Make the Label Count Campaign: Simon J. Clarke, Ingun G. Klepp, Kirsi Laitala and Stephen G. Wiedemann.
Sustainability has become a priority objective for the European Union (EU). It is a key driver for policy development through the global leadership role the EU has taken in addressing climate change, decoupling economic growth from resource use, and the sustainable use of
resources. The global supply of textiles has been recognized by the EU as a major source of emissions and resource use; the sector has become increasingly reliant on fossil feedstocks to supply synthetic fibres, and the textile industry has been roundly criticised for unsustainable and non-circular consumption patterns.
The Product Environmental Footprint (PEF) system – which assesses a product’s environmental impact and provides consumers with information on that impact – has the potential to be paramount in directing the textile sector towards a sustainable system of production and consumption. However, the PEF system has not been designed to deliver the EU’s strategies and, without amendment, its application to the textiles sector risks undermining the EU’s laudable intent. The PEF system is designed to facilitate like-with-like comparisons, but assessment of textiles made from natural and synthetic fibres are not yet comparable because the impacts of forming natural fibres are fully accounted for, but omitted for fossil fuels. The single biggest sustainability issue for the textile industry is the growth in synthetic fibre production and the causally related rise in fast fashion. A PEF-derived comparison will not challenge the over-consumption of resources, and risks legitimising unsustainable consumption with an EU-backed green claim.

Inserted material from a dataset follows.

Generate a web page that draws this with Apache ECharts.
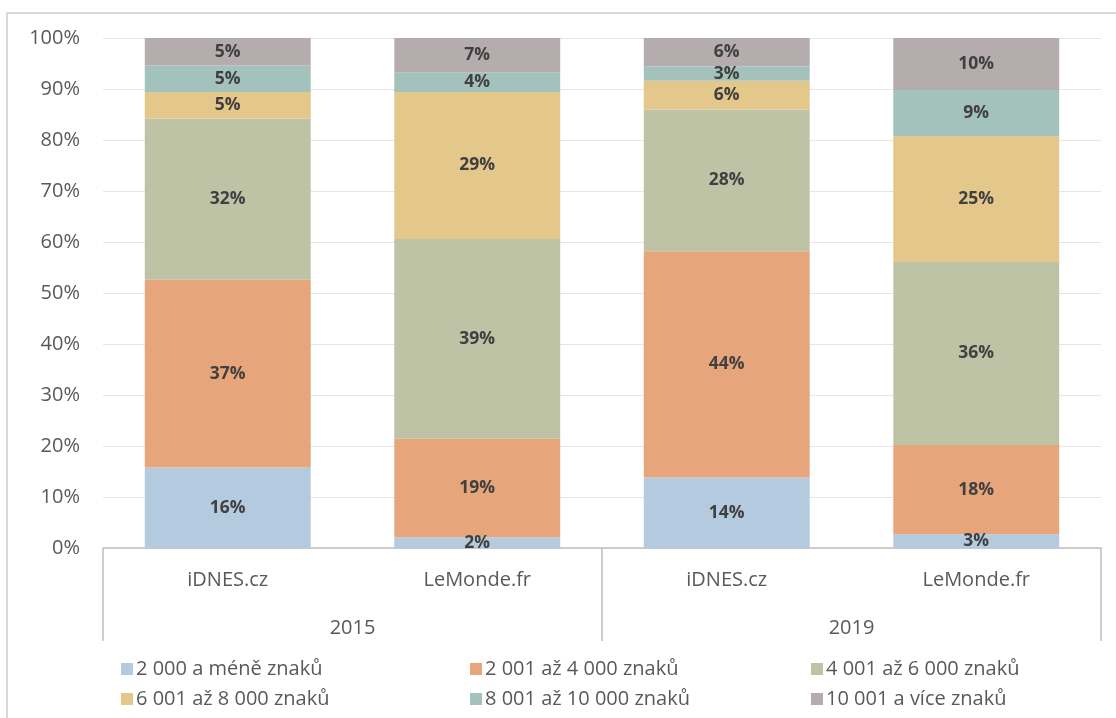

These limitations present a significant challenge to the delivery of both EU strategy and the PEF goal of providing fair comparisons of products based on their environmental credentials.

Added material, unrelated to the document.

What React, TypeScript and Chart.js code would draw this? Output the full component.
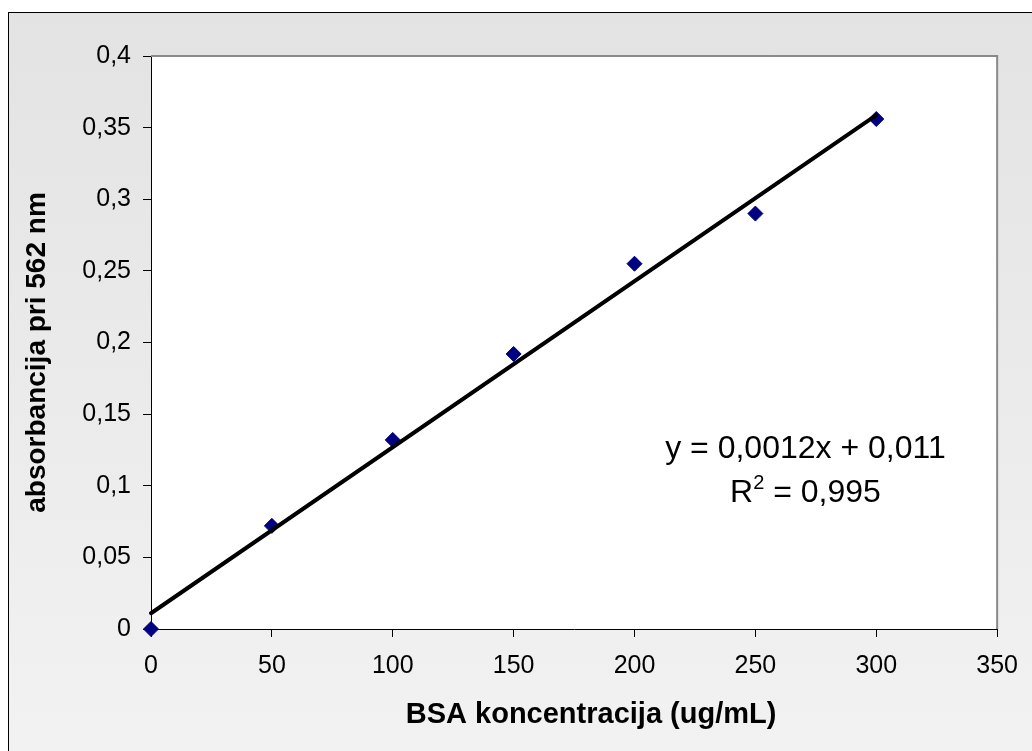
import React, { useEffect, useRef } from "react";
import { Chart, registerables } from "chart.js";

Chart.register(...registerables);

// ---- data ----
const concentrations = [0, 50, 100, 150, 200, 250, 300];
const absorbances = [0, 0.072, 0.132, 0.192, 0.255, 0.29, 0.356];
const trendX = [0, 300];
const trendY = [0.011, 0.3587];
const yTickLabels = ["0", "0,05", "0,1", "0,15", "0,2", "0,25", "0,3", "0,35", "0,4"];
const xTickLabels = ["0", "50", "100", "150", "200", "250", "300", "350"];
const equationText = "y = 0,0012x + 0,011";
const r2Value = "0,995";
const xTitle = "BSA koncentracija (ug/mL)";
const yTitle = "absorbancija pri 562 nm";

const FONT = "'Liberation Sans', Arial, Helvetica, sans-serif";

export default function App() {
  const ref = useRef<HTMLCanvasElement | null>(null);

  useEffect(() => {
    if (!ref.current) return;
    const plotBg = {
      id: "plotBg",
      beforeDraw(chart: any) {
        const { ctx, chartArea: a } = chart;
        ctx.save();
        ctx.fillStyle = "#ffffff";
        ctx.fillRect(a.left, a.top, a.right - a.left, a.bottom - a.top);
        ctx.restore();
      },
      beforeDatasetsDraw(chart: any) {
        const { ctx, chartArea: a } = chart;
        ctx.save();
        ctx.strokeStyle = "#8a8a8a";
        ctx.lineWidth = 2;
        ctx.beginPath();
        ctx.moveTo(a.left, a.top);
        ctx.lineTo(a.right, a.top);
        ctx.lineTo(a.right, a.bottom);
        ctx.stroke();
        ctx.restore();
      },
      afterDraw(chart: any) {
        const { ctx, chartArea: a, scales } = chart;
        ctx.save();
        ctx.fillStyle = "#000";
        // axis titles
        ctx.font = `bold 29px ${FONT}`;
        ctx.textAlign = "center";
        ctx.textBaseline = "middle";
        ctx.fillText(xTitle, (a.left + a.right) / 2 + 17, a.bottom + 86);
        ctx.save();
        ctx.font = `bold 28px ${FONT}`;
        ctx.translate(a.left - 114, (a.top + a.bottom) / 2 + 10);
        ctx.rotate(-Math.PI / 2);
        ctx.fillText(yTitle, 0, 0);
        ctx.restore();

        // equation annotation
        const ex = scales.x.getPixelForValue(270.7);
        const ey = scales.y.getPixelForValue(0.1194);
        ctx.textBaseline = "alphabetic";
        ctx.font = `32px ${FONT}`;
        ctx.textAlign = "center";
        ctx.fillText(equationText, ex, ey);
        // R^2 line
        const y2 = ey + 44;
        ctx.textAlign = "left";
        const wR = ctx.measureText("R").width;
        const rest = " = " + r2Value;
        const wRest = ctx.measureText(rest).width;
        ctx.font = `20px ${FONT}`;
        const w2 = ctx.measureText("2").width;
        const total = wR + w2 + wRest;
        let sx = ex - total / 2;
        ctx.font = `32px ${FONT}`;
        ctx.fillText("R", sx, y2);
        sx += wR;
        ctx.font = `20px ${FONT}`;
        ctx.fillText("2", sx, y2 - 13);
        sx += w2;
        ctx.font = `32px ${FONT}`;
        ctx.fillText(rest, sx, y2);
        ctx.restore();
      },
    };

    const chart = new Chart(ref.current, {
      type: "scatter",
      data: {
        datasets: [
          {
            label: "trend",
            data: trendX.map((x, i) => ({ x, y: trendY[i] })),
            showLine: true,
            borderColor: "#000000",
            borderWidth: 4,
            borderCapStyle: "round",
            pointRadius: 0,
            order: 0,
            clip: false,
          },
          {
            label: "BSA",
            data: concentrations.map((x, i) => ({ x, y: absorbances[i] })),
            pointStyle: "rectRot",
            pointRadius: 7.5,
            backgroundColor: "#000080",
            borderColor: "#000080",
            borderWidth: 1,
            showLine: false,
            order: 1,
            clip: false,
          },
        ],
      },
      options: {
        responsive: false,
        animation: false,
        events: [],
        layout: { padding: { left: 0, top: 43, right: 34, bottom: 0 } },
        plugins: {
          legend: { display: false },
          tooltip: { enabled: false },
          title: { display: false },
        },
        scales: {
          x: {
            type: "linear",
            min: 0,
            max: 350,
            ticks: {
              stepSize: 50,
              color: "#000",
              font: { family: FONT, size: 25 },
              padding: 14,
              maxRotation: 0,
              callback: (_v: any, i: number) => xTickLabels[i],
            },
            grid: {
              display: true,
              drawOnChartArea: false,
              drawTicks: true,
              tickLength: 8,
              color: "#000",
            },
            border: { display: true, color: "#000", width: 1 },
            afterFit: (s: any) => {
              s.height = 122;
            },
          },
          y: {
            type: "linear",
            min: 0,
            max: 0.4,
            ticks: {
              stepSize: 0.05,
              color: "#000",
              font: { family: FONT, size: 25 },
              padding: 12,
              callback: (_v: any, i: number) => yTickLabels[i],
            },
            grid: {
              display: true,
              drawOnChartArea: false,
              drawTicks: true,
              tickLength: 8,
              color: "#000",
            },
            border: { display: true, color: "#000", width: 1 },
            afterFit: (s: any) => {
              s.width = 142;
            },
          },
        },
      },
      plugins: [plotBg],
    });
    return () => chart.destroy();
  }, []);

  return (
    <div
      style={{
        position: "fixed",
        left: 8,
        top: 12,
        width: 1100,
        height: 800,
        borderLeft: "1px solid #000",
        borderTop: "1px solid #000",
        background: "linear-gradient(to bottom, #e3e3e3 0px, #f2f2f2 739px)",
        overflow: "hidden",
      }}
    >
      <canvas ref={ref} width={1023} height={738} style={{ display: "block" }} />
    </div>
  );
}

In combination, the characteristics of the textiles category, together with the limitations of PEF methodology, provide a strong argument for not comparing textiles made from renewable and non-renewable raw materials. However, achieving the EU Green Deal and circular economy objectives mandates a pragmatic approach; hence our analysis recommends methodological improvements to deliver EU environmental policy through fair comparisons of natural and synthetic fibre textiles in PEF. Addressing these limitations now will avoid
the same problems arising when PEF is applied to other product categories that compare renewable and non-renewable raw materials, such as furniture and fuel.